"Fairyland" d'Alyssia Abbott (Fairyland)

Fairyland  (Fairyland)
Un poète homosexuel et sa fille à San Francisco dans les années 1970
Auteur : Alyssia Abbott
Traduit de l’anglais (Etats-Unis) par Nicolas Richard
Éditions : Globe (10/18) (7 Mars 2024)
ISBN :9782267049381
464 pages

Quatrième de couverture

1974. Après la mort de sa femme, Steve Abbott, écrivain et militant homosexuel, déménage à San Francisco. Avec sa fille de deux ans, Alysia, il s'installe dans le quartier de Haight-Ashbury, le centre névralgique de la culture hippie.

Mon avis

Ce récit aurait pu être écrit par le père de l’auteur mais il est décédé quand elle avait à peine vingt-deux ans. Des années plus tard, elle a repris les journaux intimes, les textes, les lettres de son Papa, ses souvenirs personnels, quelques photos, et elle s’est lancée. Dans ce livre, sur fond d’années sida pratiquement impossible à soigner, c’est l’amour, d’un père et de sa fille, accompagné d’un quotidien un peu bohème que le lecteur découvre. C’est représentatif d’une époque, d’un certain mode de vie, de choix le plus souvent assumés. C’est empli d’une forme de douce et tendre folie, de poésie.
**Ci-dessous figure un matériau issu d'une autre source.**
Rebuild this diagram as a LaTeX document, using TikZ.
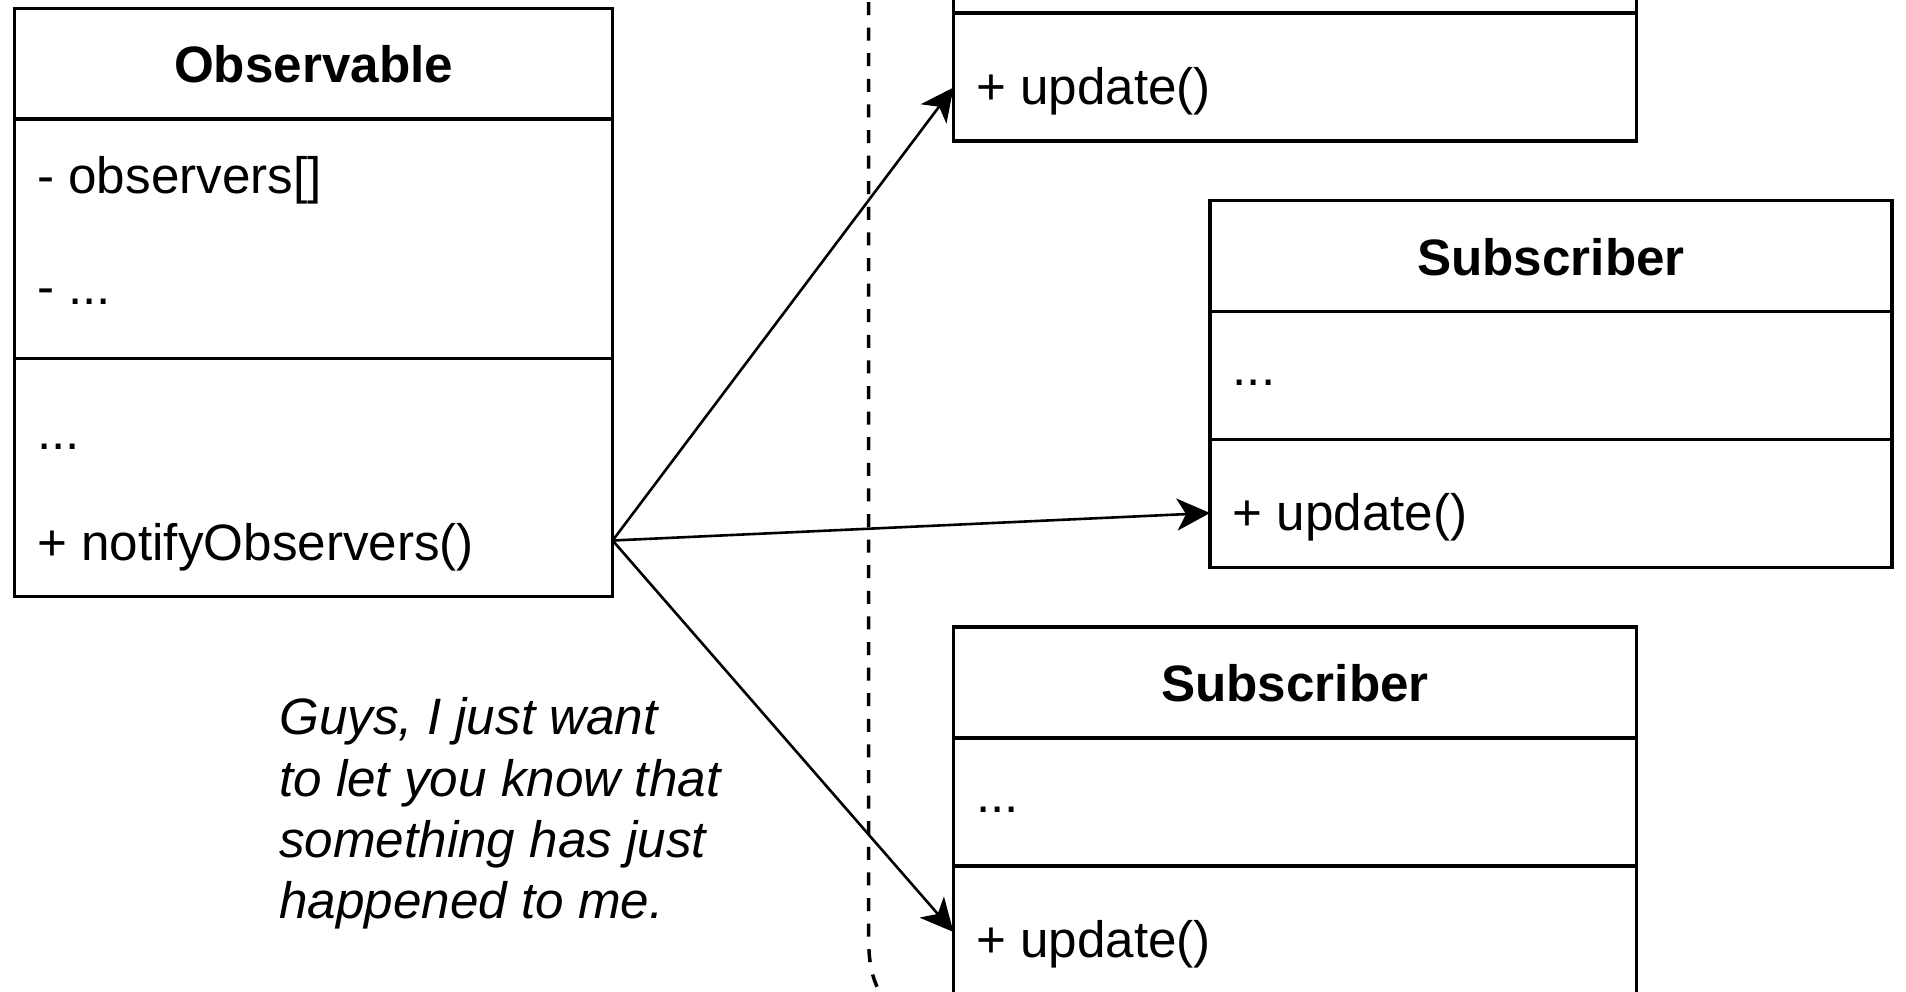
\documentclass[tikz,border=0pt]{standalone}
\usepackage{fontspec}
\setmainfont{Liberation Sans}
\usetikzlibrary{arrows.meta}

\begin{document}
\begin{tikzpicture}[x=1pt, y=-1pt,
  classbox/.style={draw, line width=3.5pt, fill=white, inner sep=0pt, outer sep=0pt,
                   anchor=north west, minimum height=366.7pt, minimum width=683pt},
  divider/.style={line width=3.5pt},
  title/.style={anchor=base, inner sep=0pt, font=\fontsize{51.2}{61.4}\selectfont\bfseries},
  member/.style={anchor=base west, inner sep=0pt, font=\fontsize{51.2}{61.4}\selectfont},
  note/.style={anchor=north west, inner sep=0pt, align=left,
               font=\fontsize{51.2}{61.2}\selectfont\itshape},
  msg/.style={line width=2.6pt, -{Stealth[length=33pt,width=32pt,inset=9pt]}},
  boundary/.style={line width=3.5pt, dash pattern=on 13pt off 12.6pt, dash phase=23.6pt}
]
\useasboundingbox (0,0) rectangle (1906,991);
\clip (0,0) rectangle (1906,991);

% boundary between the subject and its subscribers
\draw[boundary] (868.7,0) -- (868.7,940) .. controls (868.7,962) and (872,977) .. (879,991);

% ---------- Observable ----------
\node[classbox, minimum width=598pt, minimum height=588.4pt] (obs) at (14.6,8.3) {};
\draw[divider] (obs.west |- 0,119.2) -- (obs.east |- 0,119.2);
\draw[divider] (obs.west |- 0,358.6) -- (obs.east |- 0,358.6);
\node[title]  (obsName)   at (313.6,82.5)  {Observable};
\node[member] (obsField1) at (37.1,193.5)  {- observers[]};
\node[member] (obsField2) at (37.1,304.4)  {- ...};
\node[member] (obsOp1)    at (37.1,449.3)  {...};
\node[member] (obsOp2)    at (37.1,560.1)  {+ notifyObservers()};

% ---------- Subscriber (top, partly out of view) ----------
\node[classbox] (sub1) at (953.5,-225.7) {};
\draw[divider] (sub1.west |- 0,-114.8) -- (sub1.east |- 0,-114.8);
\draw[divider] (sub1.west |- 0,13.1) -- (sub1.east |- 0,13.1);
\node[member] (sub1Op) at (976,104.4) {+ update()};

% ---------- Subscriber (middle) ----------
\node[classbox, minimum width=682pt] (sub2) at (1210,200.7) {};
\draw[divider] (sub2.west |- 0,311.6) -- (sub2.east |- 0,311.6);
\draw[divider] (sub2.west |- 0,439.5) -- (sub2.east |- 0,439.5);
\node[title]  (sub2Name)  at (1551,275)     {Subscriber};
\node[member] (sub2Field) at (1232.5,385.9) {...};
\node[member] (sub2Op)    at (1232.5,530.8) {+ update()};

% ---------- Subscriber (bottom) ----------
\node[classbox] (sub3) at (953.5,627.2) {};
\draw[divider] (sub3.west |- 0,738.1) -- (sub3.east |- 0,738.1);
\draw[divider] (sub3.west |- 0,866) -- (sub3.east |- 0,866);
\node[title]  (sub3Name)  at (1295,701.5)  {Subscriber};
\node[member] (sub3Field) at (976,812.4)   {...};
\node[member] (sub3Op)    at (976,957.3)   {+ update()};

% ---------- comment of the subject ----------
\node[note] (remark) at (279,697.6)
  {Guys, I just want\\to let you know that\\something has just\\happened to me.};

% ---------- notifications ----------
\coordinate (notify) at (obs.east |- 0,540.5);
\draw[msg] (notify) -- (sub1.west |- 0,87.5);
\draw[msg] (notify) -- (sub2.west |- 0,513);
\draw[msg] (notify) -- (sub3.west |- 0,932);
\end{tikzpicture}
\end{document}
Alyssia avait deux ans lorsque sa mère est morte. Son père décide alors de partir avec elle à San Francisco où il pense que ses penchants homosexuels seront plus faciles à assumer. La fillette le suit de locations (quand il paie) en hébergements chez des « amis ». Lui, ce qui le motive, c’est la poésie, c’est son moteur, son ambition. On ne s’improvise pas père alors il galère et sa gosse avec lui. La marginalité du paternel rejaillit sur elle et fait d’elle une marginale, les autres gamines la persécutent. Elle se tait, ça pourrait empirer. Elle sent, elle sait, que ce n’est pas la norme mais pas vraiment le choix.

« Il allait me falloir des années […] avant que je perçoive ma différence comme l’éclat désirable de la vie bohème »

Elle n’a pas « le rôle » d’une petite fille. Elle est la seule relation continue et stable de son paternel. Il fait tout pour elle et elle fait tout pour lui. Elle reçoit ses confidences, trop quelques fois, mais elle est là pour lui-même si ça lui pèse à certains moments.

Quand elle est jeune, elle le voit fréquenter des personnages atypiques, faire des soirées qui n’e finissent pas. Elle devrait être au lit et se retrouve sur le siège d’une voiture ou sur les genoux d’un copain. Elle ne dit rien. Inconsciemment, elle le protège par ses actes, par ses silences.

Plus tard, même quand ils sont un peu éloignés, jamais ils ne s’abandonnent. Parfois, elle se questionne sur sa mère, son attitude avant sa mort. Mais elle revient vite à celui qui remplit toute sa vie. Plus grande, elle s’éloigne, va vivre à Paris mais quand il appelle, elle vole à son secours.

Pas facile d’élever un enfant quand on essaie de se « nourrir » de la poésie, qu’on mène une vie bohème et qu’on souhaite assumer son homosexualité. C’est un sacré défi !

Au-delà de cette forte relation père / fille, l’auteur nous fait découvrir Sans Francisco en 1970/ 1980. Le sida qui fait son apparition et dont elle espère qu’il épargnera son père, les événements politiques, les soirées etc. Elle partage des anecdotes, des peurs, des espoirs, des coups de mou, des éclairs où tout paraît possible. Parfois, elle en a assez, elle veut dire non, stop, mais elle repart parce que le lien qui unit ces deux-là est tellement solide qu’il ne peut en être autrement.

Texte intime, intense, avec une écriture fine (merci au traducteur), Alyssia montre combien il lui a été difficile de se construire. Elle ne souligne pas les manquements de son père (même si le lecteur les lit), elle ne lui en veut sans doute pas mais on comprend bien que parfois elle était totalement déstabilisée, presque abandonnée, elle aurait pu être signalée aux services sociaux je pense. Mais à côté de ça, je crois que cette vie unique, indéfinissable l’a « forgée » et a fait d’elle la femme qu’elle est. Une écrivaine lucide qui nous offre un portrait de famille d’une authenticité bouleversante.